How do you join the Catholic Community?

The BCC is not like a club. Just show up at Mass, volunteer to help during the services, attend retreats and community service projects. You can be as involved as you want to be. We have a table at Block Party (a big event before classes start where every organization has a table on the quad; people can check out and sign up for all sorts of things.). You can sign up on our listserve to get emails about BCC events, and you can also sign up to receive a short prayer every morning. I am part of the leadership team, and we meet regularly to discuss programming and such. This year there is also a newly formed service committee that plans service projects.

Father Jeff

What kinds of activities does the BCC sponsor?

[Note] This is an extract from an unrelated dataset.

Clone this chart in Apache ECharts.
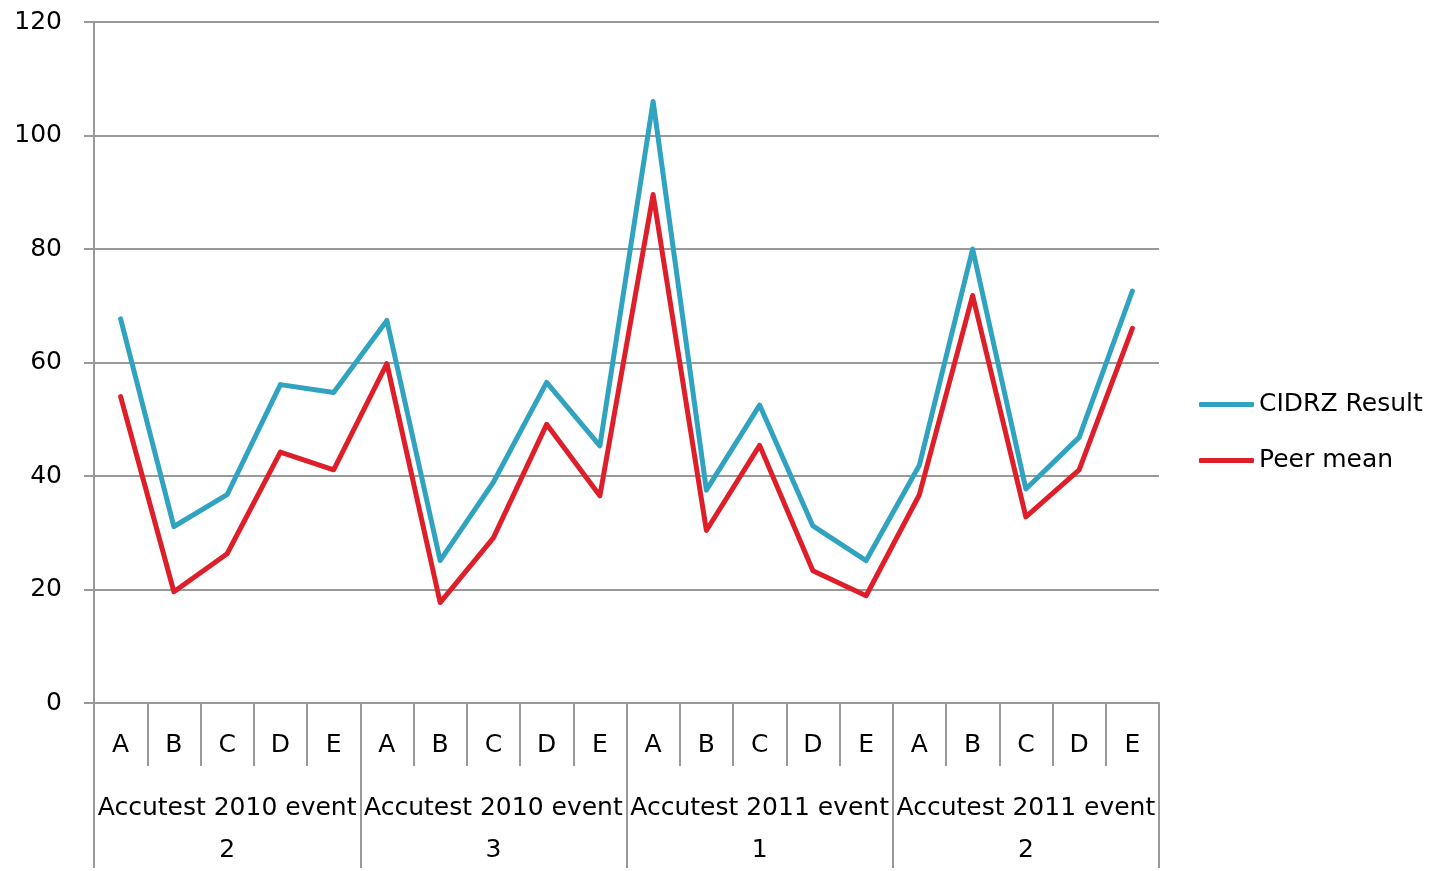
<!DOCTYPE html>
<html><head><meta charset="utf-8">
<script src="https://cdn.jsdelivr.net/npm/echarts@6/dist/echarts.min.js"></script>
<style>html,body{margin:0;padding:0;background:#fff}#c{width:1432px;height:871px}</style>
</head><body><div id="c"></div>
<script>
const subCategories = ['A','B','C','D','E','A','B','C','D','E','A','B','C','D','E','A','B','C','D','E'];
const groupCategories = ['Accutest 2010 event\n2','Accutest 2010 event\n3','Accutest 2011 event\n1','Accutest 2011 event\n2'];
const cidrzResult = [67.7,31.1,36.7,56.1,54.7, 67.4,25.1,38.9,56.5,45.3, 106,37.5,52.5,31.2,25.1, 41.9,80,37.7,46.8,72.6];
const peerMean = [54,19.6,26.3,44.2,41.1, 59.8,17.7,29.1,49.1,36.5, 89.6,30.4,45.4,23.3,18.9, 36.7,71.8,32.8,41.1,66];
const yTicks = {min:0, max:120, interval:20};

const gray = '#999';
const font = 'DejaVu Sans';
const fs = 25;
const chart = echarts.init(document.getElementById('c'));
chart.setOption({
  animation:false,
  textStyle:{fontFamily:font},
  grid:{left:94, right:273, top:22, bottom:165, containLabel:false},
  legend:{
    orient:'vertical', left:1199, top:392, padding:0, itemWidth:55, itemHeight:5, icon:'roundRect', itemGap:31,
    textStyle:{fontSize:fs, color:'#000', fontFamily:font},
    data:['CIDRZ Result','Peer mean']
  },
  xAxis:[
    {type:'category', data:subCategories, position:'bottom', boundaryGap:true,
     axisLine:{show:true, lineStyle:{color:gray, width:2}},
     axisTick:{show:true, interval:0, length:63, lineStyle:{color:gray, width:2}},
     axisLabel:{interval:0, margin:30, fontSize:fs, color:'#000', fontFamily:font},
     splitLine:{show:false}},
    {type:'category', data:groupCategories, position:'bottom', boundaryGap:true,
     axisLine:{show:false},
     axisTick:{show:true, interval:0, length:165, lineStyle:{color:gray, width:2}},
     axisLabel:{interval:0, margin:84, fontSize:fs, lineHeight:42, color:'#000', fontFamily:font},
     splitLine:{show:false}}
  ],
  yAxis:{type:'value', min:yTicks.min, max:yTicks.max, interval:yTicks.interval,
    axisLine:{show:true, lineStyle:{color:gray, width:2}},
    axisTick:{show:true, length:10, lineStyle:{color:gray, width:2}},
    axisLabel:{margin:32, fontSize:fs, color:'#000', fontFamily:font},
    splitLine:{show:true, lineStyle:{color:gray, width:2}}},
  series:[
    {name:'CIDRZ Result', type:'line', data:cidrzResult, showSymbol:false, symbol:'none',
     itemStyle:{color:'#2FA3C0'}, lineStyle:{color:'#2FA3C0', width:5, cap:'round', join:'round'}},
    {name:'Peer mean', type:'line', data:peerMean, showSymbol:false, symbol:'none',
     itemStyle:{color:'#DE1F2A'}, lineStyle:{color:'#DE1F2A', width:5, cap:'round', join:'round'}}
  ]
});
</script></body></html>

Well, we have Mass every Sunday on campus. I am currently in charge of finding people to help during Mass, so you have the opportunity to be a communion minister, lector, or alter server. A student offers a short witness on the readings before Mass every week. There is also a midweek Mass most weeks.

We always have a freshmen retreat in September (it’s actually the upcoming Friday, and I’m so excited. It’s one of my favorite events). We’ve had sophomore walking retreats in the mornings, a men’s/women’s retreat, and some other activities at night. There are faith-sharing groups and even a group that meets once a week to discuss spirituality for college students, using the lives of the saints as an outline. A group of students even went to Honduras during the summer!

The priest, Father Jeff, offers Reconciliation. We have food pantry dates, assorted one-time service projects, tutoring local students, adoration, and prayer services. There’s usually a Mardi Gras dinner, and there are services on campus during days like Ash Wednesday and Good Friday. Once we even baptized a baby!

Outside the Blue House

So you can see that there are lots of options. There’s lots of information on the BCC website.

If you are not Catholic or are interested in the interfaith opportunities, stop by the Blue House. There are loads of spirituality-type organizations available.

When and where is Mass held?

The time sometimes varies, but Sunday Mass is at 1 pm in the large reception room (the Johnson Room) in a building on campus called Robertson Hall. Midweek Mass is at 5 pm this semester in the little room in the Center for Faith and Vocation on campus. (The Center is painted a light shade of blue, so everyone calls it the Blue House.) That Mass lasts only about twenty minutes or so.

freshmen retreat

Are there any retreats?

I already mentioned this in the “activities” question. Usually retreats run from about six pm to midnight on a Friday night. Sometimes we go off campus: We’ve gone to the nearby St. Thomas, and I went to a convent last year with the women’s retreat. I highly recommend the freshmen retreat. I went as a new student and helped last year; I plan to help out again this year.